The passion of old words and symbols

Jesuits rarely receive frantic calls from Hollywood megastars rushing to finish movies that are causing media firestorms.

But Father William Fulco is getting used to it, as Mel Gibson completes his cathartic epic "The Passion of the Christ."

While mixing dialogue the other day, Gibson hit a scene in which a man standing at a door lacked something to say. The director needed a line -- right now. Fulco's first question was unique to this project: Was this character supposed to speak Latin or first-century Aramaic?

"Mel said the camera was not on the speaker's face, so we did not need to synchronize what he said with his the movements of his mouth," said Fulco, who translated the screenplay into the two ancient languages, with English subtitles.

"The character needed to say something in Aramaic in the ballpark of, 'What do you want?' So I had him say in rather colloquial early Aramaic, 'MAH? MAH BA'EH?' That is literally, 'What? What wanting?' "

That worked.

It has been nearly two years since Fulco answered the telephone and heard a strange voice blurt out: "Hey Padre! It's Mel!"

Gibson's proposal was unusual, but fit the Jesuit's skills as a professor of ancient Mediterranean studies at Loyola Marymount University in Los Angeles. Fulco began digging into Hebrew texts seeking the roots of the now-dead Aramaic language, while simultaneously exploring dialects such as Syriac spoken today in tiny Christian enclaves in Iran, Syria and Turkey. He also stepped into heated academic debates between those who favor a more Italian-friendly Latin and those who reject this approach.

"I'm getting hate mail about Latin pronunciations," said Fulco. "On guy wrote who was angry about what he called 'these ecclesiastical bastardizations' of the Latin. Not only was he going to boycott the movie, he said he was going to call his high school Latin teacher and tell her to boycott the movie as well. ...

"I have to keep reminding people: This is not a documentary. We had to make artistic choices."

Legions of critics, of course, oppose the film for other reasons. Liberal Catholics and some Jewish leaders claim the script is tainted by anti-Semitism. Meanwhile, Gibson -- who has invested $25 million in the project -- has previewed early versions to rapt audiences of traditional Catholics, evangelicals and others. The film opens on 2,000 U.S. screens on Feb. 25, which is Ash Wednesday.

It is crucial to realize that the images and language at the heart of "The Passion of the Christ" flow directly out of Gibson's personal dedication to Catholicism in one of its most traditional and mysterious forms -- the 16th century Latin Mass.

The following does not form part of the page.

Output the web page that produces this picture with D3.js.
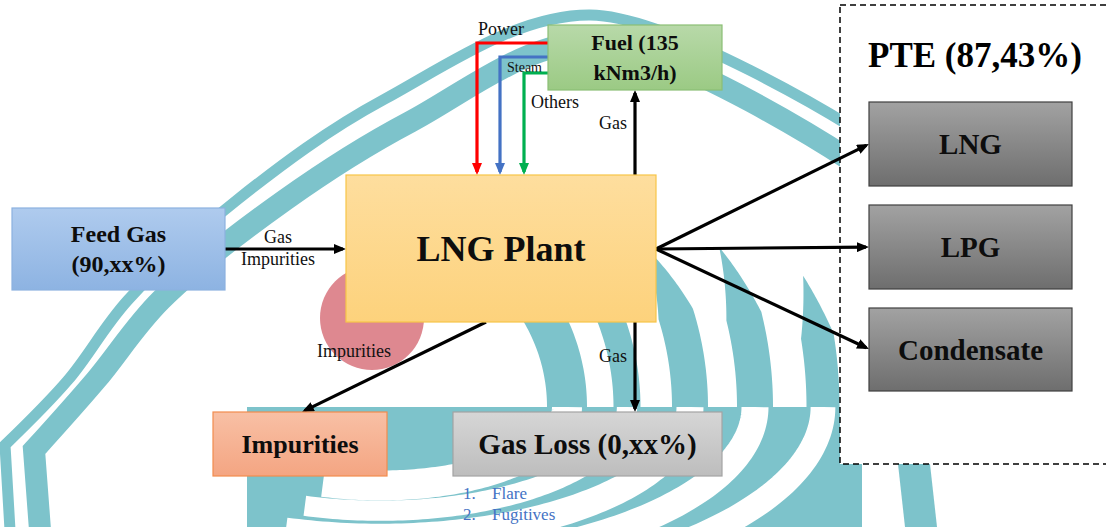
<!doctype html>
<meta charset="utf-8">
<style>
  body { margin: 0; background: #fff; }
  svg { display: block; }
</style>
<body>
<script src="https://d3js.org/d3.v7.min.js"></script>
<script>
var W = 1106, H = 527;
var FONT = "'Liberation Serif', 'Times New Roman', Times, 'DejaVu Serif', serif";

// ---- diagram content ----
var nodeIds = ['feed', 'plant', 'fuel', 'impur', 'loss', 'lng', 'lpg', 'cond'];
var nodeLabels = [['Feed Gas', '(90,xx%)'], ['LNG Plant'], ['Fuel (135', 'kNm3/h)'], ['Impurities'],
                  ['Gas Loss (0,xx%)'], ['LNG'], ['LPG'], ['Condensate']];
var flowFrom = ['feed', 'plant', 'plant', 'plant', 'plant', 'plant', 'plant'];
var flowTo = ['plant', 'fuel', 'impur', 'loss', 'lng', 'lpg', 'cond'];
var flowLabels = [['Gas', 'Impurities'], ['Gas'], ['Impurities'], ['Gas'], [], [], []];
var utilities = ['Power', 'Steam', 'Others'];
var lossItems = ['Flare', 'Fugitives'];
var pteTitle = 'PTE (87,43%)';

// ---- layout ----
var box = {
  feed:  {x: 12,  y: 208, w: 213, h: 82},
  plant: {x: 346, y: 175, w: 310, h: 147},
  fuel:  {x: 548, y: 25,  w: 174, h: 65},
  impur: {x: 213, y: 412, w: 174, h: 64},
  loss:  {x: 453, y: 412, w: 269, h: 64},
  lng:   {x: 869, y: 102, w: 203, h: 84},
  lpg:   {x: 869, y: 205, w: 203, h: 84},
  cond:  {x: 869, y: 308, w: 203, h: 83}
};
var look = {
  feed:  {top: '#afcbee', bot: '#8db3e2', stroke: '#8cb1df', size: 24, lh: 30},
  plant: {top: '#fede9e', bot: '#fdd27c', stroke: '#f7c548', size: 36, lh: 0},
  fuel:  {top: '#b8d9a9', bot: '#9bca84', stroke: '#8bbf75', size: 22, lh: 30},
  impur: {top: '#f8c0a5', bot: '#f4a582', stroke: '#f28c4e', size: 26, lh: 0},
  loss:  {top: '#d6d6d6', bot: '#bdbdbd', stroke: '#a3a3a3', size: 29, lh: 0},
  lng:   {top: '#a2a2a2', bot: '#6e6e6e', stroke: '#404040', size: 29, lh: 0},
  lpg:   {top: '#a2a2a2', bot: '#6e6e6e', stroke: '#404040', size: 29, lh: 0},
  cond:  {top: '#a2a2a2', bot: '#6e6e6e', stroke: '#404040', size: 29, lh: 0}
};
var flowPts = {
  'feed-plant': [[225, 249], [346, 249]],
  'plant-fuel': [[635, 175], [635, 90]],
  'plant-impur': [[486, 322], [302, 412]],
  'plant-loss': [[635, 322], [635, 412]],
  'plant-lng': [[656, 249], [869, 144]],
  'plant-lpg': [[656, 249], [869, 247]],
  'plant-cond': [[656, 249], [869, 349]]
};
var flowLabelPos = {
  'feed-plant': {x: 278, y: [243, 265], anchor: 'middle'},
  'plant-fuel': {x: 627, y: [129], anchor: 'end'},
  'plant-impur': {x: 354, y: [357], anchor: 'middle'},
  'plant-loss': {x: 627, y: [362], anchor: 'end'}
};
var utilColor = ['#ff0000', '#4472c4', '#00b050'];
var utilY = [43, 57, 73], utilX = [477, 500, 524];
var utilText = [{x: 501, y: 35, a: 'middle', s: 18}, {x: 507, y: 72, a: 'start', s: 14}, {x: 531, y: 108, a: 'start', s: 18}];

var svg = d3.select('body').append('svg').attr('width', W).attr('height', H)
  .attr('font-family', FONT).style('font-family', FONT);
var defs = svg.append('defs');

// ---- watermark ----
var teal = '#7dc3cb';
var cx = 380, cy = 407;
var bandR = [187, 247, 310, 375, 443];
var bandW = [40, 27, 36, 36, 33];
var bandStart = [0.45, 0.45, 1.03, 1.13, 1.27];

defs.append('clipPath').attr('id', 'clipUp').append('rect').attr('x', 0).attr('y', 0).attr('width', W).attr('height', 407);
defs.append('clipPath').attr('id', 'clipLow').append('rect').attr('x', 247).attr('y', 407).attr('width', 615).attr('height', 120);

var wm = svg.append('g');

wm.append('rect').attr('x', 247).attr('y', 407).attr('width', 615).attr('height', 120).attr('fill', teal);
wm.append('path').attr('d', 'M898,464L930,464L937,527L905,527Z').attr('fill', teal);

var low = wm.append('g').attr('clip-path', 'url(#clipLow)');
bandR.forEach(function(r, i){
  var pts = d3.range(0, 1.9, 0.02).map(function(t){
    return [cx + r * Math.cos(t), cy + 0.42 * r * Math.sin(t)];
  });
  low.append('path').attr('d', d3.line()(pts)).attr('fill', 'none')
    .attr('stroke', '#fff').attr('stroke-width', bandW[i] * 0.75);
});

var up = wm.append('g').attr('clip-path', 'url(#clipUp)');
bandR.forEach(function(r, i){
  var s = bandStart[i], e = Math.PI / 2 + 0.05, n = 60;
  var outer = [], inner = [];
  for (var k = 0; k <= n; k++) {
    var t = k / n, a = s + (e - s) * t;
    var half = bandW[i] / 2 * Math.min(1, t * 2.5);
    outer.push([cx + (r + half) * Math.sin(a), cy - (r + half) * Math.cos(a)]);
    inner.push([cx + (r - half) * Math.sin(a), cy - (r - half) * Math.cos(a)]);
  }
  up.append('path').attr('d', d3.line()(outer.concat(inner.reverse())) + 'Z').attr('fill', teal);
});

wm.append('circle').attr('cx', 372).attr('cy', 318).attr('r', 52).attr('fill', '#de8890');

// outer double band: straight foot, then a smooth arch
var bandLine = d3.line().curve(d3.curveCatmullRom.alpha(0.5));
var outerFoot = [[10, 530], [5, 445]], innerFoot = [[40, 530], [34, 450]];
var outerArch = [[5, 445], [68, 380], [128, 300], [237, 200], [383, 100], [590, 15], [850, 126]];
var innerArch = [[34, 450], [96, 380], [161, 300], [285, 200], [410, 122], [592, 42], [850, 160]];
[[outerFoot, outerArch, 11], [innerFoot, innerArch, 22]].forEach(function(b){
  wm.append('path').attr('d', d3.line()(b[0]) + bandLine(b[1]).replace(/^M[^LC]*/, function(m){ return 'L' + m.slice(1); }))
    .attr('fill', 'none').attr('stroke', teal).attr('stroke-width', b[2]).attr('stroke-linejoin', 'miter');
});

// ---- PTE dashed frame ----
svg.append('rect').attr('x', 840).attr('y', 5).attr('width', 300).attr('height', 459)
  .attr('fill', '#fff').attr('stroke', '#000').attr('stroke-width', 1.5).attr('stroke-dasharray', '6,4');
svg.append('text').attr('x', 975).attr('y', 67).attr('text-anchor', 'middle')
  .attr('font-size', 35).attr('font-weight', 'bold').text(pteTitle);

// ---- arrow markers ----
function marker(id, color){
  defs.append('marker').attr('id', id).attr('viewBox', '0 0 12 10')
    .attr('refX', 9).attr('refY', 5).attr('markerWidth', 12).attr('markerHeight', 10)
    .attr('markerUnits', 'userSpaceOnUse').attr('orient', 'auto')
    .append('path').attr('d', 'M0,0L12,5L0,10Z').attr('fill', color);
}
marker('arBlack', '#000');
utilColor.forEach(function(c, i){ marker('arU' + i, c); });

function shorten(p, q, d){
  var dx = q[0] - p[0], dy = q[1] - p[1], L = Math.sqrt(dx * dx + dy * dy);
  return [q[0] - dx / L * d, q[1] - dy / L * d];
}

// utility feeds (Power / Steam / Others)
var fuelX = box.fuel.x, plantTop = box.plant.y;
utilities.forEach(function(u, i){
  var pts = [[fuelX, utilY[i]], [utilX[i], utilY[i]], [utilX[i], plantTop - 3]];
  svg.append('path').attr('d', d3.line()(pts)).attr('fill', 'none')
    .attr('stroke', utilColor[i]).attr('stroke-width', 3.2).attr('marker-end', 'url(#arU' + i + ')');
  svg.append('text').attr('x', utilText[i].x).attr('y', utilText[i].y)
    .attr('text-anchor', utilText[i].a).attr('font-size', utilText[i].s).attr('fill', '#111').text(u);
});

// flows
flowFrom.forEach(function(f, i){
  var key = f + '-' + flowTo[i], pts = flowPts[key];
  var end = shorten(pts[0], pts[1], 3);
  svg.append('line').attr('x1', pts[0][0]).attr('y1', pts[0][1]).attr('x2', end[0]).attr('y2', end[1])
    .attr('stroke', '#000').attr('stroke-width', 3.2).attr('marker-end', 'url(#arBlack)');
  var lp = flowLabelPos[key];
  if (lp) flowLabels[i].forEach(function(t, j){
    svg.append('text').attr('x', lp.x).attr('y', lp.y[j]).attr('text-anchor', lp.anchor)
      .attr('font-size', 18).attr('fill', '#111').text(t);
  });
});

// ---- boxes ----
nodeIds.forEach(function(id, i){
  var b = box[id], s = look[id];
  var g = defs.append('linearGradient').attr('id', 'gr-' + id).attr('x1', 0).attr('y1', 0).attr('x2', 0).attr('y2', 1);
  g.append('stop').attr('offset', '0%').attr('stop-color', s.top);
  g.append('stop').attr('offset', '100%').attr('stop-color', s.bot);
  svg.append('rect').attr('x', b.x).attr('y', b.y).attr('width', b.w).attr('height', b.h)
    .attr('fill', 'url(#gr-' + id + ')').attr('stroke', s.stroke).attr('stroke-width', 1.2);
  var lines = nodeLabels[i], mid = b.y + b.h / 2 + s.size * 0.35;
  lines.forEach(function(t, j){
    svg.append('text').attr('x', b.x + b.w / 2).attr('y', mid + (j - (lines.length - 1) / 2) * s.lh)
      .attr('text-anchor', 'middle').attr('font-size', s.size).attr('font-weight', 'bold')
      .attr('fill', '#0d0d0d').text(t);
  });
});

// loss breakdown list
lossItems.forEach(function(t, i){
  var y = 499 + i * 21;
  svg.append('text').attr('x', 463).attr('y', y).attr('font-size', 17).attr('fill', '#4472c4').text((i + 1) + '.');
  svg.append('text').attr('x', 492).attr('y', y).attr('font-size', 17).attr('fill', '#4472c4').text(t);
});
</script>
</body>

"I don't go to any other services," the director told the Eternal Word Television Network. "I go to the old Tridentine Rite. That's the way that I first saw it when I was a kid. So I think that that informs one's understanding of how to transcend language. Now, initially, I didn't understand the Latin. ... But I understood the meaning and the message and what they were doing. I understood it very fully and it was very moving and emotional and efficacious, if I may say so."

The goal of the movie is to shake modern audiences by brashly juxtaposing the "sacrifice of the cross with the sacrifice of the altar -- which is the same thing," said Gibson. This ancient union of symbols and sounds has never lost its hold on him. There is, he stressed, "a lot of power in these dead languages."

Thus, the seemingly bizarre choice of Latin and Aramaic was actually part of the message. The goal of Gibson's multicultural, multilingual team was to make a statement that transcended any one time, culture and tongue.

"We didn't want another movie with Jesus as some kind of Aryan superman or Jesus as a surfer," said Fulco. "We saw one movie in which Jesus was almost this Michael Jackson kind of character. Try to imagine that. ...

"We didn't want an American Jesus, or a Japanese Jesus or a French Jesus. What we wanted was a language that allowed Jesus to be none of these nationalities, so that he can be all of them at the same time. This is a universal story."